Zac Goldsmith, a former Conservative mayoral candidate for London and the MP for Richmond Park, has been sharply critical of far-right attacks on MPs outside parliament. He said: “Threatening people like Anna Soubry or Nadine Dorries because you disagree with their views is utterly repugnant. Intimidation should have no place in our politics and protestors, as well as the commentators who urge them on, need to grow up.”

However, with regard to Owen Jones, Goldsmith was less sympathetic. He argued: “Owen Jones himself has often urged his supporters to ‘hound’ MPs he disagrees with ‘wherever they go’, so perhaps now he has been targeted, he will reconsider his own malignant approach to politics.”

In response to Goldsmith’s critique of Jones, Ms Dent Coad identified a hypocrisy in the MP’s language. She said: “I think Zac Goldsmith needs to really, really take a good hard long look at himself in the mirror, because he made some terrible comments in the last mayoral elections. He needs to have a good hard think about how he reacts to people.”

Ms Dent Coad is chiefly afraid of the physical intimidation visited on Jones by protestors, filmed and broadcast on his Twitter feed. She said: “There’s a difference between lobbying, debate, and harassment. What I saw in the film Owen made was him being physically harassed, and that’s frightening, because it only takes one person who gets whipped up into a frenzy, it just takes one person to throw that punch and that can be it.”

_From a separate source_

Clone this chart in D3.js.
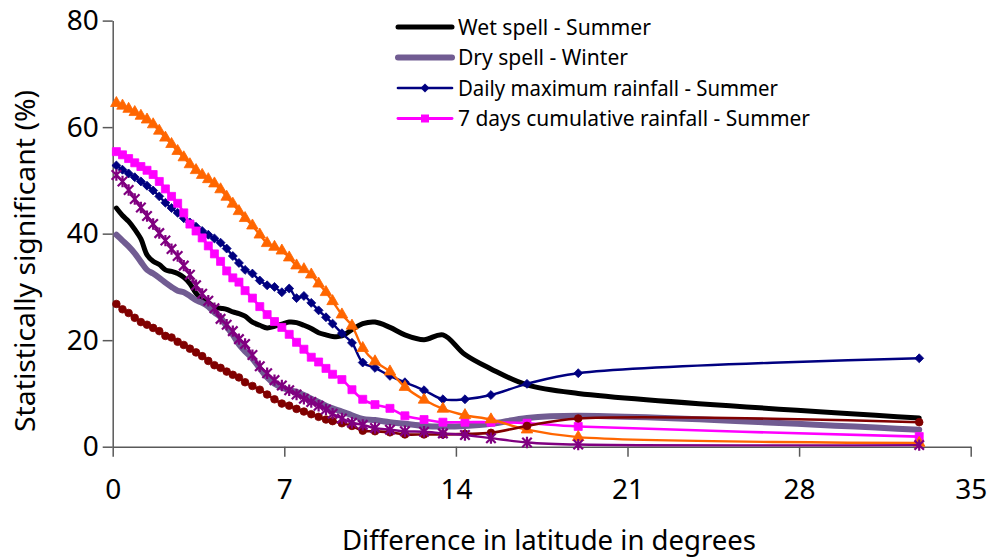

On the topic of a much-discussed People’s Vote, and its potential to resolve the tensions of the current public debate, the Labour MP was not optimistic. She said: “I’m really very afraid because I really do remember seeing that hideous racism on the streets. I don’t think the mainstream media would hold back during a second referendum and say, ‘Let’s just have a political debate here, let’s not whip up racism, let’s just leave that this time, shall we?’.

“I don’t think that could possibly happen. I think it will be even more divisive and difficult. If this is what people want at the end of this process, we have to look at it. But I don’t think it would pass off peacefully, neither do I think we would get the better result, and we wouldn’t get a Remain result, which is also quite frightening.”

Ms Dent Coad has a personal interest in the worsening of rhetoric and the threat of violence against parliamentarians. She said: “Not everybody knows this, but my three-times great-grandfather Spencer Percival was Prime Minister in 1812; he wasn’t a popular Prime Minister. He had a longstanding debate and correspondence with someone who felt that the Prime Minister wasn’t responding.

“One day in 1812 John Bellingham came into the lobby, accosted the Prime Minister and shot him dead.”

Reflecting finally on the atmosphere in Westminster since the referendum, Ms Dent Coad described her sense of foreboding. “It’s a very frightening time. Despite all the security that we have now, a policeman lost his life during an attack and Jo Cox lost her life,” she said.

Met Operations’ deputy assistant commissioner, Laurence Taylor, said: “An ongoing policing operation at the Parliamentary estate around Brexit continues and we have an appropriate policing plan in place. Our role is to facilitate peaceful protest and balance the needs and rights of all those present, including protestors, MPs and members of the public.”